Atomic-Scale Friction of Monolayer Graphenes with Armchair- and Zigzag-Type Edges During Peeling Process

Abstract

We numerically studied the atomic-scale friction of the monolayer graphene sheet during the nanoscale peeling process by molecular mechanics simulation. The zigzag behavior appears twice in the force curve during the surface and line contacts between the graphene sheet and the graphite surface. During the surface contact, the graphene sheet takes the atomic-scale sliding motion, which exhibits the transition from the continuous to the stick-slip sliding particularly for the graphene with the armchair-type free edge. The period of the zigzag structures for the stick-slip motion in the peeling force curve nearly corresponds to the lattice period of the graphite depending on the lattice orientation and the edge structure of graphene.
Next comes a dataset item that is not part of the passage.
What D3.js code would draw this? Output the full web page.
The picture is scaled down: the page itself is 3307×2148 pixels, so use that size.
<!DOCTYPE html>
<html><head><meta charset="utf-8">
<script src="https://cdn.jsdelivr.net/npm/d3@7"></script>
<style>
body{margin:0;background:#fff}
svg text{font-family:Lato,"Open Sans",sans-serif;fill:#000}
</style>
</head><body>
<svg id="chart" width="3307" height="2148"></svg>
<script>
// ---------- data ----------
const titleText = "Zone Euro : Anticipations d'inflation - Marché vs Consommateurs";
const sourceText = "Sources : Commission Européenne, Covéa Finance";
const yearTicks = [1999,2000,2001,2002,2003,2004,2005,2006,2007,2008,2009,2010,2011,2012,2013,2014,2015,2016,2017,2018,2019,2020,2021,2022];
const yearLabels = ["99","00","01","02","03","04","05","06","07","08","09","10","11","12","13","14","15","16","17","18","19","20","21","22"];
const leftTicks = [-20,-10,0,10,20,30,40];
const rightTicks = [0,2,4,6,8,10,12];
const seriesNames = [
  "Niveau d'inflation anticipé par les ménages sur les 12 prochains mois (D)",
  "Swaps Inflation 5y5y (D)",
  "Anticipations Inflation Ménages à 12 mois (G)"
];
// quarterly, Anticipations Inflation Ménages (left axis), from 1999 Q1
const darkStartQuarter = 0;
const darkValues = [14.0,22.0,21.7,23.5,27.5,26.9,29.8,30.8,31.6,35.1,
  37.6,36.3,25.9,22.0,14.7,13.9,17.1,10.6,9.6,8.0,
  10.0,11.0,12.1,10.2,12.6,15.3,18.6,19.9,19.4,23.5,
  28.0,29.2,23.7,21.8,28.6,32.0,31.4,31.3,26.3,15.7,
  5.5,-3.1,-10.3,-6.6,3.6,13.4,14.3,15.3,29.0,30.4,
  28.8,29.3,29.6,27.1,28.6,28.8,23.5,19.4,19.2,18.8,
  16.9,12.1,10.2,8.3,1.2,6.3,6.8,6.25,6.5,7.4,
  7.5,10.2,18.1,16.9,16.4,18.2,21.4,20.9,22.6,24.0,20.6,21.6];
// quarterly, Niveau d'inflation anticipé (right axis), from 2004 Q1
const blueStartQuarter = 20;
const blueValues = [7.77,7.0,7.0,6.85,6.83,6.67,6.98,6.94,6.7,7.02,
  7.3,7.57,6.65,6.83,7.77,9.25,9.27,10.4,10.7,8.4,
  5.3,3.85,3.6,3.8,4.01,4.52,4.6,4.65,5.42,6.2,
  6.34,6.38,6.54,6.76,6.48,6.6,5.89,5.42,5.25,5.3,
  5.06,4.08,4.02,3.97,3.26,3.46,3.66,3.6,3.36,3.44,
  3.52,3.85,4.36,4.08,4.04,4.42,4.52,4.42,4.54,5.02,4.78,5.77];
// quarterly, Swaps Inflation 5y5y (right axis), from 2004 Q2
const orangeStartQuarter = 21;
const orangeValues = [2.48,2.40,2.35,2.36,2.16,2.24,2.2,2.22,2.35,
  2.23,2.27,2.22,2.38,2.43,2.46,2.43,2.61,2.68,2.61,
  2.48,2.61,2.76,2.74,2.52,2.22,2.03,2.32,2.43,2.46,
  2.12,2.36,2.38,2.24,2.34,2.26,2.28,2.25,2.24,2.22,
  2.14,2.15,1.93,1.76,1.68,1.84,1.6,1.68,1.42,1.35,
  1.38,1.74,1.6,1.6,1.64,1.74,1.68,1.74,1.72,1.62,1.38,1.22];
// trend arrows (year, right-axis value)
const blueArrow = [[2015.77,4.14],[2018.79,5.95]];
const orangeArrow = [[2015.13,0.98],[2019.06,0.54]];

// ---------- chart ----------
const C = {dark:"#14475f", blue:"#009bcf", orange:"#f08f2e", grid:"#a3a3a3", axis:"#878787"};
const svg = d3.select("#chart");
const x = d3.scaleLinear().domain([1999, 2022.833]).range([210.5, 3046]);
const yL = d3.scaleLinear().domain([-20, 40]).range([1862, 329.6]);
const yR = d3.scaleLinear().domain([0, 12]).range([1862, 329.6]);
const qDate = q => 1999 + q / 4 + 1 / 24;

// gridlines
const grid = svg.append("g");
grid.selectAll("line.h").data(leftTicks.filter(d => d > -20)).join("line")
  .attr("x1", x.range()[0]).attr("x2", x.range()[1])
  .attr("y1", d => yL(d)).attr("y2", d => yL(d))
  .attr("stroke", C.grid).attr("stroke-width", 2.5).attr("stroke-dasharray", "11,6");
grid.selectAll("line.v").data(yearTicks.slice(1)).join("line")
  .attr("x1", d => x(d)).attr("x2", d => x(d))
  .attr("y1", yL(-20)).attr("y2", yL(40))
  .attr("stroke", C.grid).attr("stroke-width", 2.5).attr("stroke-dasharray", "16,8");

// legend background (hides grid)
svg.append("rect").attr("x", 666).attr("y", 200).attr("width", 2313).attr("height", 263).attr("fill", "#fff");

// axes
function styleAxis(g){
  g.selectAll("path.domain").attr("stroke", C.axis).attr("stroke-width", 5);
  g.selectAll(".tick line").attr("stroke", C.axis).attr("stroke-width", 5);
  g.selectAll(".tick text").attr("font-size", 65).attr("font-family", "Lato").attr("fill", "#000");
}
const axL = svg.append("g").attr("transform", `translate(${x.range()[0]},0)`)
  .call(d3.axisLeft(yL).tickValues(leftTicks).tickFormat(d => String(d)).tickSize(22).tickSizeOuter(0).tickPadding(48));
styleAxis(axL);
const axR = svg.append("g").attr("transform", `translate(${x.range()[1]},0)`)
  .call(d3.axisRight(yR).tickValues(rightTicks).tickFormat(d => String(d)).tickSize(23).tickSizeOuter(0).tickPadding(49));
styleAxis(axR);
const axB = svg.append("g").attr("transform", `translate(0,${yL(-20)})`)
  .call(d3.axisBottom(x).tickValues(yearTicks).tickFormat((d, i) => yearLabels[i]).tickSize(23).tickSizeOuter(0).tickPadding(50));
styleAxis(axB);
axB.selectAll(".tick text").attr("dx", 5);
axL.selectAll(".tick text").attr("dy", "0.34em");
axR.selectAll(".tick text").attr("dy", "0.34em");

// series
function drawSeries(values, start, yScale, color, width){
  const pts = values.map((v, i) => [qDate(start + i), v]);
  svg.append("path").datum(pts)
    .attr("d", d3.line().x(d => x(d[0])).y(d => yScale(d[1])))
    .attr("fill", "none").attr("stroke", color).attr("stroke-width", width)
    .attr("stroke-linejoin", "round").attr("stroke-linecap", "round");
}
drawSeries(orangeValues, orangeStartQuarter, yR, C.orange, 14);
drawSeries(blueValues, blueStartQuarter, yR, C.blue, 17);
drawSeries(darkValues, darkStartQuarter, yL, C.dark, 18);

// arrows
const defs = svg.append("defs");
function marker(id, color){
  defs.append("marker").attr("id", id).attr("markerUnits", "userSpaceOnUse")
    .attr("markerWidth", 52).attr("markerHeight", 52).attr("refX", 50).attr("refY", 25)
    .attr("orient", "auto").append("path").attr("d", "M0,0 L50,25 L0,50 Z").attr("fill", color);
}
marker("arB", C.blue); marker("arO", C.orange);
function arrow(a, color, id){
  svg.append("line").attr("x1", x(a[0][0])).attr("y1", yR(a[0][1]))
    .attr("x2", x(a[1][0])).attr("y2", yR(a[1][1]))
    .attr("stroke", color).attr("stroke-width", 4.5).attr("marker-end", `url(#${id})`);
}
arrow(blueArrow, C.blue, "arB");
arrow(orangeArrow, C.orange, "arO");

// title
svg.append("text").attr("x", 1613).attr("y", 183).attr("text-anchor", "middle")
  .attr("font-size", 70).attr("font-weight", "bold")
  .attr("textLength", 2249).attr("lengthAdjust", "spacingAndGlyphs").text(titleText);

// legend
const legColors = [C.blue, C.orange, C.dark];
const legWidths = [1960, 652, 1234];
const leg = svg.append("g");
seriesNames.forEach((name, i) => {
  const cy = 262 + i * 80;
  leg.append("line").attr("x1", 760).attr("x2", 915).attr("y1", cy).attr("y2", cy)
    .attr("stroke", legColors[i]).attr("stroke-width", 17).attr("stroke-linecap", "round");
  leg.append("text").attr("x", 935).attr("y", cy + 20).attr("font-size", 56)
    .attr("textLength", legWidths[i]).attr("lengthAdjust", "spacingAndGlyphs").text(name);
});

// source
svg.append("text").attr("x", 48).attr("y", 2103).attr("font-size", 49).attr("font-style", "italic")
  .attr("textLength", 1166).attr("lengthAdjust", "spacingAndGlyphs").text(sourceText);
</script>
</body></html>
During the line contact, the graphene sheet also takes the stick-slip sliding motion. Comparison between armchair- and zigzag-type free edges reveals the difference of the characteristic atomic-scale sliding of the graphene sheet. These findings indicate the possibility of not only the direct observation of the atomic-scale friction of the graphene sheet at the tip/surface interface but also the identification of the lattice orientation and the edge structure of the graphene sheet. [DOI: 10.1380/ejssnt.2010.105]